How can we prove that
$$\sum_{k=0}^{n}\binom{R}{k}\binom{M}{n-k}=\binom{R+M}{n}?$$
(Presumptive) Source: Theoretical Exercise 8, Ch 1, A First Course in Probability, 8th ed by Sheldon Ross.
How can we prove that
$$\sum_{k=0}^{n}\binom{R}{k}\binom{M}{n-k}=\binom{R+M}{n}?$$
(Presumptive) Source: Theoretical Exercise 8, Ch 1, A First Course in Probability, 8th ed by Sheldon Ross.
Suppose you have to select n balls from a collection of $R$ black balls and $M$ white balls.
Then we must select $k$ black balls and $n-k$ white balls in whatever way we do.(for $0\le k\le n$)

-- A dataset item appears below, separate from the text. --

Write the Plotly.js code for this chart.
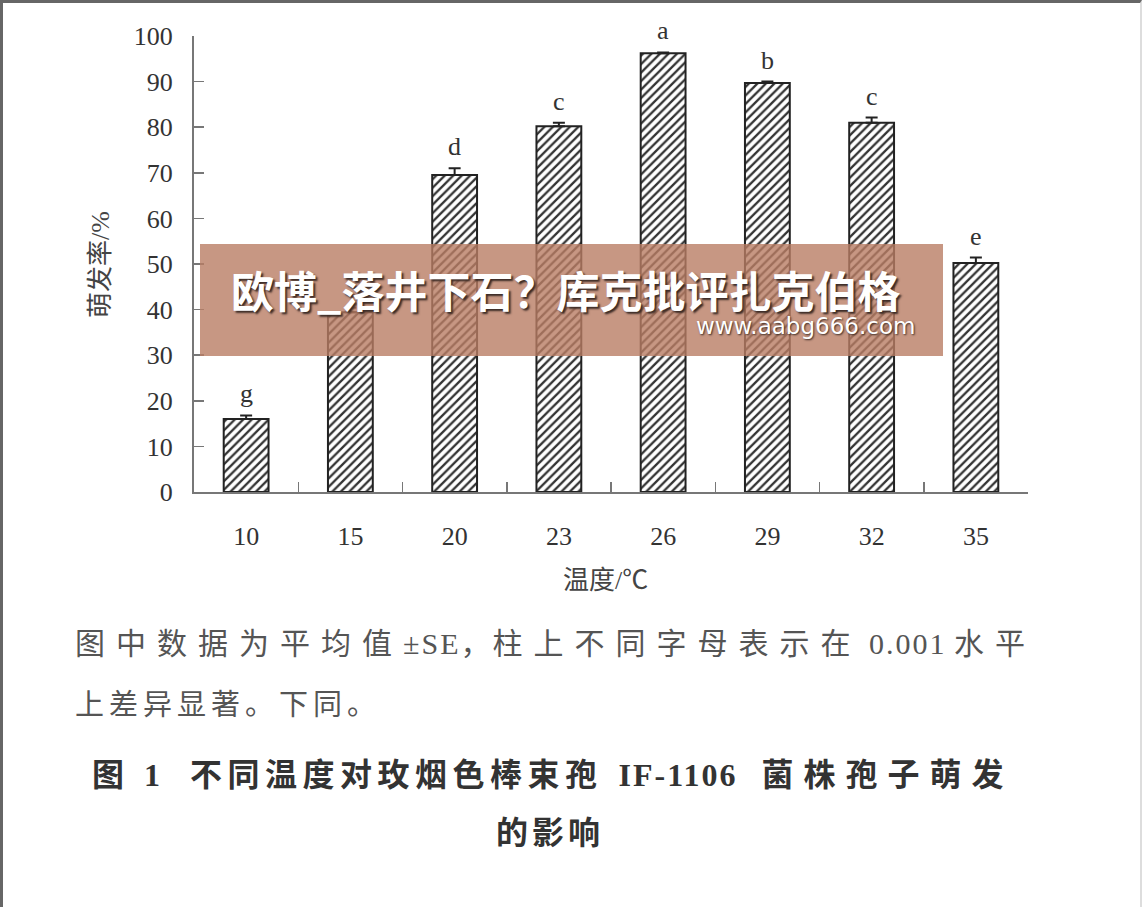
<!DOCTYPE html>
<html><head><meta charset="utf-8">
<script src="https://cdn.plot.ly/plotly-3.0.1.min.js"></script>
<style>
body{margin:0;background:#fff}
#wrap{position:relative;width:1142px;height:907px;overflow:hidden}
#frame{position:absolute;left:0;top:0;width:1142px;height:907px;box-sizing:border-box;border-left:3px solid #666;border-top:3px solid #666;border-right:2px solid #ddd;pointer-events:none}
</style>
</head><body>
<div id="wrap"><div id="chart" style="width:1142px;height:907px"></div><div id="frame"></div></div>
<script>
// ---- data ----
const temperatures = ['10', '15', '20', '23', '26', '29', '32', '35'];
const germinationRate = [16.0, 39.4, 69.5, 80.2, 96.2, 89.7, 81.0, 50.2];
const standardError = [0.8, 1.0, 1.5, 0.8, 0.2, 0.3, 1.1, 1.2];
const significanceLetters = ['g', '', 'd', 'c', 'a', 'b', 'c', 'e'];
const yTickValues = [0, 10, 20, 30, 40, 50, 60, 70, 80, 90, 100];

const xTitle = '温度/℃';
const yTitle = '萌发率/%';
const noteLine1Parts = ['图中数据为平均值', '±SE，', '柱上不同字母表示在', '0.001', '水平'];
const noteLine2 = '上差异显著。下同。';
const captionLine1Parts = ['图 1', '不同温度对玫烟色棒束孢', 'IF-1106', '菌株孢子萌发'];
const captionLine2 = '的影响';
const bannerText = '欧博_落井下石？库克批评扎克伯格';
const bannerUrl = 'www.aabg666.com';

// ---- layout helpers (pixel -> paper) ----
const W = 1142, H = 907;
const M = {l: 194, r: 114, t: 36, b: 415};
const PW = W - M.l - M.r, PH = H - M.t - M.b;
const px = x => (x - M.l) / PW;
const py = y => (H - M.b - y) / PH;

const SERIF = 'Liberation Serif, Noto Sans CJK SC, serif';
const CJK = 'Noto Sans CJK SC, sans-serif';
const sp = (s, n) => '<span style="letter-spacing:' + n + 'px">' + s + '</span>';
const NB = '&nbsp;';

const trace = {
  type: 'bar',
  x: temperatures,
  y: germinationRate,
  width: 0.43,
  marker: {
    color: '#ffffff',
    line: {color: '#222', width: 2},
    pattern: {shape: '/', size: 6, solidity: 0.38, fgcolor: '#333', bgcolor: '#ffffff'}
  },
  error_y: {
    type: 'data', symmetric: false,
    array: standardError,
    arrayminus: standardError.map(() => 0),
    color: '#222', thickness: 2, width: 6
  },
  hoverinfo: 'skip'
};

const annotations = [];
temperatures.forEach((t, i) => {
  if (!significanceLetters[i]) return;
  annotations.push({
    x: i, y: germinationRate[i] + standardError[i], xref: 'x', yref: 'y',
    text: significanceLetters[i], showarrow: false, yanchor: 'bottom', yshift: 5,
    font: {family: SERIF, size: 26, color: '#333'}
  });
});

// axis titles
annotations.push({
  x: px(605), y: py(580), xref: 'paper', yref: 'paper', text: xTitle, showarrow: false,
  xanchor: 'center', yanchor: 'middle', font: {family: SERIF, size: 26, color: '#444'}
});
annotations.push({
  x: px(100), y: py(265), xref: 'paper', yref: 'paper', text: yTitle, showarrow: false,
  textangle: -90, xanchor: 'center', yanchor: 'middle', font: {family: SERIF, size: 26, color: '#444'}
});

// notes and caption
annotations.push({
  x: px(73), y: py(643), xref: 'paper', yref: 'paper', showarrow: false, xanchor: 'left', yanchor: 'middle',
  text: sp(noteLine1Parts[0], 11) + sp(noteLine1Parts[1], 2) + sp(noteLine1Parts[2], 11) +
        NB + sp(noteLine1Parts[3], 2) + NB + sp(noteLine1Parts[4], 11),
  font: {family: SERIF, size: 30, color: '#555'}
});
annotations.push({
  x: px(73), y: py(705), xref: 'paper', yref: 'paper', showarrow: false, xanchor: 'left', yanchor: 'middle',
  text: sp(noteLine2, 5),
  font: {family: SERIF, size: 29, color: '#555'}
});
annotations.push({
  x: px(90), y: py(775), xref: 'paper', yref: 'paper', showarrow: false, xanchor: 'left', yanchor: 'middle',
  text: sp(captionLine1Parts[0], 6) + NB + NB + NB + sp(captionLine1Parts[1], 5.5) + NB + NB +
        sp(captionLine1Parts[2], 2) + NB + NB + NB + sp(captionLine1Parts[3], 10),
  font: {family: SERIF, size: 32, color: '#333', weight: 'bold'}
});
annotations.push({
  x: px(550), y: py(833), xref: 'paper', yref: 'paper', showarrow: false, xanchor: 'center', yanchor: 'middle',
  text: sp(captionLine2, 4),
  font: {family: SERIF, size: 32, color: '#333', weight: 'bold'}
});

// watermark banner text
annotations.push({
  x: px(565), y: py(289), xref: 'paper', yref: 'paper', showarrow: false, xanchor: 'center', yanchor: 'middle',
  text: bannerText,
  font: {family: CJK, size: 43, color: '#ffffff', weight: 'bold', shadow: '2px 2px 2px #3a2a25'}
});
annotations.push({
  x: px(917), y: py(326), xref: 'paper', yref: 'paper', showarrow: false, xanchor: 'right', yanchor: 'middle',
  text: bannerUrl,
  font: {family: 'DejaVu Sans, sans-serif', size: 23, color: '#ffffff', shadow: '1px 1px 2px #3a2a25'}
});

const layout = {
  width: W, height: H,
  margin: M,
  paper_bgcolor: '#ffffff', plot_bgcolor: '#ffffff',
  showlegend: false,
  xaxis: {
    type: 'category', range: [-0.5, 7.5],
    showline: true, linecolor: '#777', linewidth: 2,
    ticks: 'inside', tickson: 'boundaries', ticklen: 10, tickwidth: 1.5, tickcolor: '#777',
    ticklabelstandoff: 20,
    tickfont: {family: SERIF, size: 26, color: '#333'},
    showgrid: false, zeroline: false, fixedrange: true
  },
  yaxis: {
    range: [0, 100], tickvals: yTickValues,
    showline: true, linecolor: '#777', linewidth: 2,
    ticks: 'inside', ticklen: 10, tickwidth: 1.5, tickcolor: '#777',
    ticklabelstandoff: 14,
    tickfont: {family: SERIF, size: 26, color: '#333'},
    showgrid: false, zeroline: false, fixedrange: true
  },
  shapes: [{
    type: 'rect', xref: 'paper', yref: 'paper', layer: 'above',
    x0: px(200), x1: px(943), y0: py(356), y1: py(244),
    fillcolor: 'rgba(185,125,100,0.8)', line: {width: 0}
  }],
  annotations: annotations
};

Plotly.newPlot('chart', [trace], layout, {displayModeBar: false, staticPlot: true});
</script>
</body></html>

For a fixed $k\in N,0\le k\le n$ we can do this in $\binom{R}{k}\binom{M}{(n-k)}$ ways.
so to get the total no. of ways we must add the above for all $k:0\le k\le n$
So we have the total no. of ways $=\displaystyle\sum_{k=0}^{n} \binom{R}{k}\binom{M}{(n-k)}$.

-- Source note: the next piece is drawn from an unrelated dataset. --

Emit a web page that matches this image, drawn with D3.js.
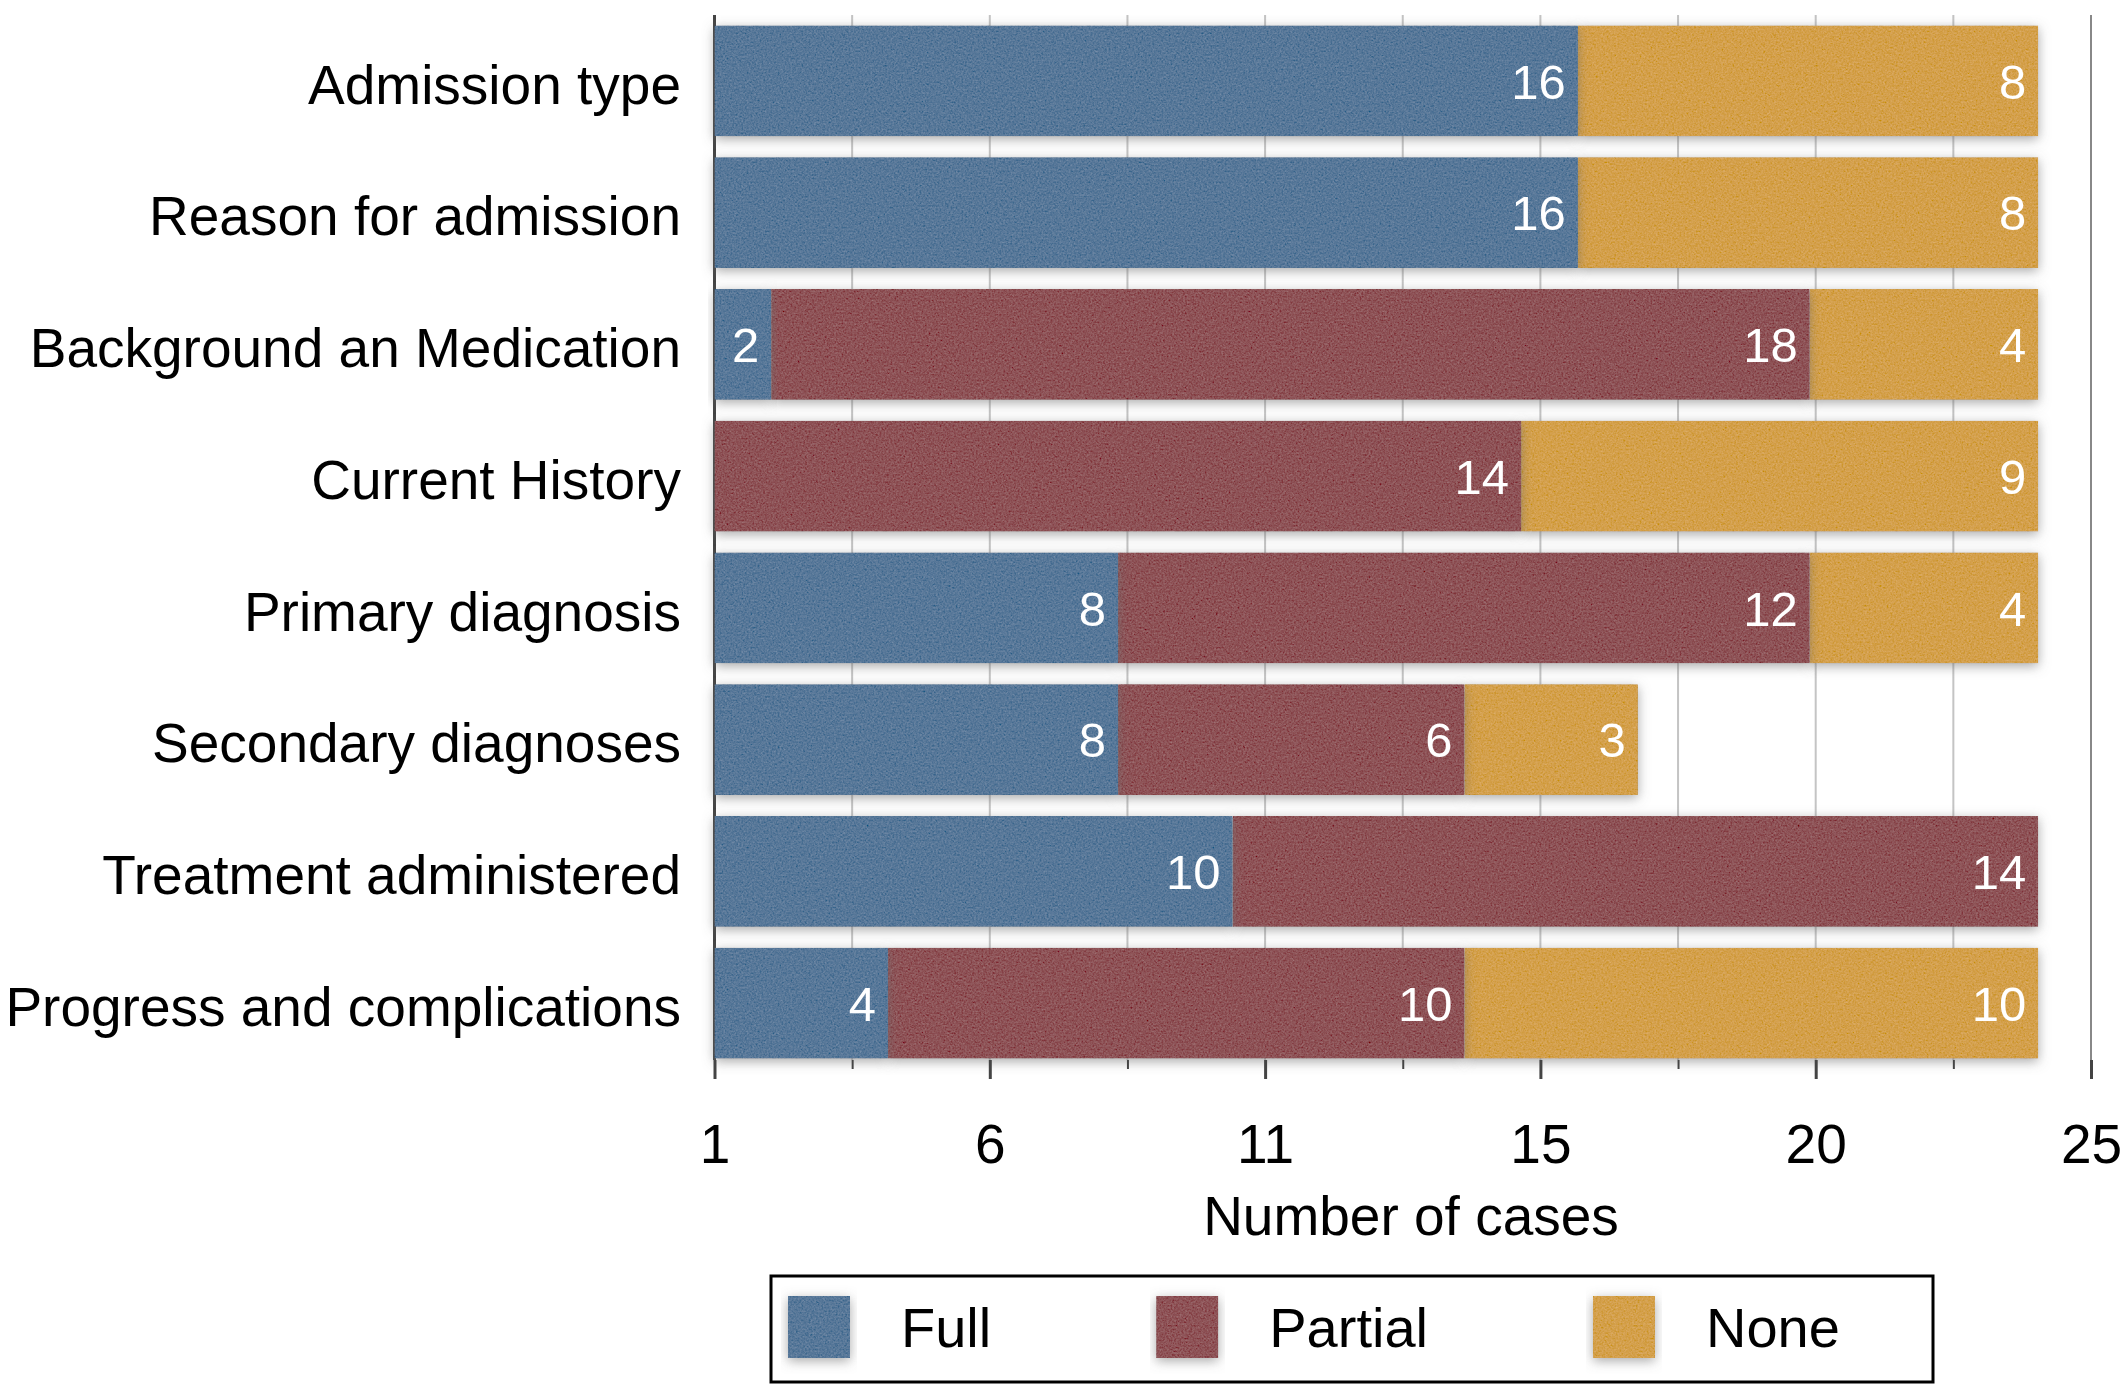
<!DOCTYPE html>
<html>
<head>
<meta charset="utf-8">
<script src="https://cdn.jsdelivr.net/npm/d3@7"></script>
<style>
  body { margin: 0; background: #fff; }
  text { font-family: "Liberation Sans", Arial, sans-serif; }
</style>
</head>
<body>
<svg id="chart"></svg>
<script>
// categories, top to bottom
const categories = ["Admission type", "Reason for admission", "Background an Medication",
  "Current History", "Primary diagnosis", "Secondary diagnoses",
  "Treatment administered", "Progress and complications"];

// counts printed on the bars
const fullCases    = [16, 16, 2, 0, 8, 8, 10, 4];
const partialCases = [0, 0, 18, 14, 12, 6, 14, 10];
const noneCases    = [8, 8, 4, 9, 4, 3, 0, 10];

// segment lengths as drawn in the picture (axis units)
const fullLen    = [15.68, 15.68, 1.03, 0, 7.33, 7.33, 9.41, 3.15];
const partialLen = [0, 0, 18.86, 14.65, 12.56, 6.29, 14.63, 10.47];
const noneLen    = [8.36, 8.36, 4.15, 9.39, 4.15, 3.15, 0, 10.42];

// axis ticks
const tickValues = [0, 2.5, 5, 7.5, 10, 12.5, 15, 17.5, 20, 22.5, 25];
const majorTicks = [0, 5, 10, 15, 20, 25];
const tickLabels = ["1", "6", "11", "15", "20", "25"];

const seriesNames = ["Full", "Partial", "None"];
const colors = ["#587899", "#8e5357", "#d4a04c"];

const w = 2122, h = 1385;
const svg = d3.select("#chart").attr("width", w).attr("height", h);

// filters: paper texture + soft shadow
const defs = svg.append("defs");
const f = defs.append("filter").attr("id", "tex")
  .attr("x", "-10%").attr("y", "-25%").attr("width", "120%").attr("height", "150%");
f.append("feTurbulence").attr("type", "fractalNoise").attr("baseFrequency", 0.55)
  .attr("numOctaves", 3).attr("seed", 4).attr("result", "noise");
f.append("feColorMatrix").attr("in", "noise").attr("type", "matrix")
  .attr("values", "0.33 0.33 0.33 0 0  0.33 0.33 0.33 0 0  0.33 0.33 0.33 0 0  0 0 0 0 1")
  .attr("result", "gray");
f.append("feComposite").attr("in", "SourceGraphic").attr("in2", "gray")
  .attr("operator", "arithmetic").attr("k1", 0).attr("k2", 1).attr("k3", 0.3).attr("k4", -0.15)
  .attr("result", "mix");
f.append("feComposite").attr("in", "mix").attr("in2", "SourceAlpha").attr("operator", "in").attr("result", "body");
f.append("feGaussianBlur").attr("in", "SourceAlpha").attr("stdDeviation", 6).attr("result", "blur");
f.append("feOffset").attr("in", "blur").attr("dx", 0).attr("dy", 3).attr("result", "off");
f.append("feFlood").attr("flood-color", "#6f6f6f").attr("flood-opacity", 0.6);
f.append("feComposite").attr("in2", "off").attr("operator", "in").attr("result", "shadow");
const m = f.append("feMerge");
m.append("feMergeNode").attr("in", "shadow");
m.append("feMergeNode").attr("in", "body");

// scales
const xScale = d3.scaleLinear().domain([0, 25]).range([714.5, 2091]);
const yScale = d3.scaleBand().domain(categories).range([15, 1069])
  .paddingInner(0.16).paddingOuter(0.08);
const axisY = 1060;

// gridlines
svg.append("g").selectAll("line")
  .data(tickValues)
  .enter()
  .append("line")
  .attr("x1", d => xScale(d)).attr("x2", d => xScale(d))
  .attr("y1", 15).attr("y2", axisY)
  .attr("stroke", d => d === 0 ? "#444" : (d === 25 ? "#888" : "#c4c4c4"))
  .attr("stroke-width", d => d === 0 ? 3 : 2);

// stacked segments
let rows = categories.map((c, i) => {
  let lens = [fullLen[i], partialLen[i], noneLen[i]];
  let counts = [fullCases[i], partialCases[i], noneCases[i]];
  let start = 0;
  return lens.map((len, k) => {
    let seg = { cat: c, k: k, x0: start, x1: start + len, count: counts[k] };
    start += len;
    return seg;
  });
});
let segs = rows.flat().filter(s => s.x1 > s.x0);

// later segments first so earlier ones cast shadow on them
svg.append("g").selectAll("rect")
  .data(segs.slice().sort((a, b) => b.k - a.k))
  .enter()
  .append("rect")
  .attr("x", d => xScale(d.x0))
  .attr("y", d => yScale(d.cat))
  .attr("width", d => xScale(d.x1) - xScale(d.x0))
  .attr("height", yScale.bandwidth())
  .attr("fill", d => colors[d.k])
  .attr("filter", "url(#tex)");

// value labels
svg.append("g").selectAll("text")
  .data(segs.filter(s => s.count > 0))
  .enter()
  .append("text")
  .attr("x", d => xScale(d.x1) - 12)
  .attr("y", d => yScale(d.cat) + yScale.bandwidth() / 2)
  .attr("dy", "0.36em")
  .attr("text-anchor", "end")
  .attr("fill", "#fff")
  .attr("font-size", 49)
  .text(d => d.count);

// category labels
svg.append("g").selectAll("text")
  .data(categories)
  .enter()
  .append("text")
  .attr("x", 681)
  .attr("y", d => yScale(d) + yScale.bandwidth() / 2 + 3)
  .attr("dy", "0.36em")
  .attr("text-anchor", "end")
  .attr("font-size", 55)
  .attr("fill", "#000")
  .text(d => d);

// x axis
let xAxis = d3.axisBottom(xScale)
  .tickValues(tickValues)
  .tickSize(0)
  .tickFormat("");
let gx = svg.append("g").attr("transform", "translate(0," + axisY + ")").call(xAxis);
gx.select(".domain").remove();
gx.selectAll(".tick line")
  .attr("y2", d => majorTicks.includes(d) ? 19 : 9)
  .attr("stroke", "#444")
  .attr("stroke-width", d => majorTicks.includes(d) ? 3 : 2);
gx.selectAll(".tick").filter(d => majorTicks.includes(d))
  .append("text")
  .attr("y", 103)
  .attr("text-anchor", "middle")
  .attr("fill", "#000")
  .attr("font-size", 55)
  .text(d => tickLabels[majorTicks.indexOf(d)]);

svg.append("text")
  .attr("x", 1411).attr("y", 1235)
  .attr("text-anchor", "middle")
  .attr("font-size", 55)
  .text("Number of cases");

// legend
let lg = svg.append("g");
lg.append("rect")
  .attr("x", 771).attr("y", 1276).attr("width", 1162).attr("height", 106)
  .attr("fill", "#fff").attr("stroke", "#000").attr("stroke-width", 3);
let lx = 788;
seriesNames.forEach((name, k) => {
  lg.append("rect")
    .attr("x", lx).attr("y", 1296).attr("width", 62).attr("height", 62)
    .attr("fill", colors[k]).attr("filter", "url(#tex)");
  let t = lg.append("text")
    .attr("x", lx + 113).attr("y", 1327).attr("dy", "0.36em")
    .attr("font-size", 56)
    .text(name);
  lx = lx + 113 + t.node().getComputedTextLength() + 165;
});
</script>
</body>
</html>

But if we think about it in a different way we can say that we have to select $n$ balls from a collection of $R+M$ balls and this can be done in $\displaystyle \binom{R+M}{n}$ ways.
So ,
$$\displaystyle\sum_{k=0}^{n} \binom{R}{k}\binom{M}{(n-k)}=\displaystyle \binom{R+M}{n}$$
(Reproduced from there.)
Since ${R\choose k}$ is the coefficient of $x^k$ in the polynomial $(1+x)^R$ and ${M\choose n-k}$ is the coefficient of $x^{n-k}$ in the polynomial $(1+x)^M$, the sum $S(R,M,n)$ of their products collects all the contributions to the coefficient of $x^n$ in the polynomial $(1+x)^R\cdot(1+x)^M=(1+x)^{R+M}$.
This proves that $S(R,M,n)={R+M\choose n}$.
It can be proven combinatorially by noting that any combination of $r$ objects from a group of $m+n$ objects must have some $0\le k\le r$ objects from group $m$ and the remaining from group $n$.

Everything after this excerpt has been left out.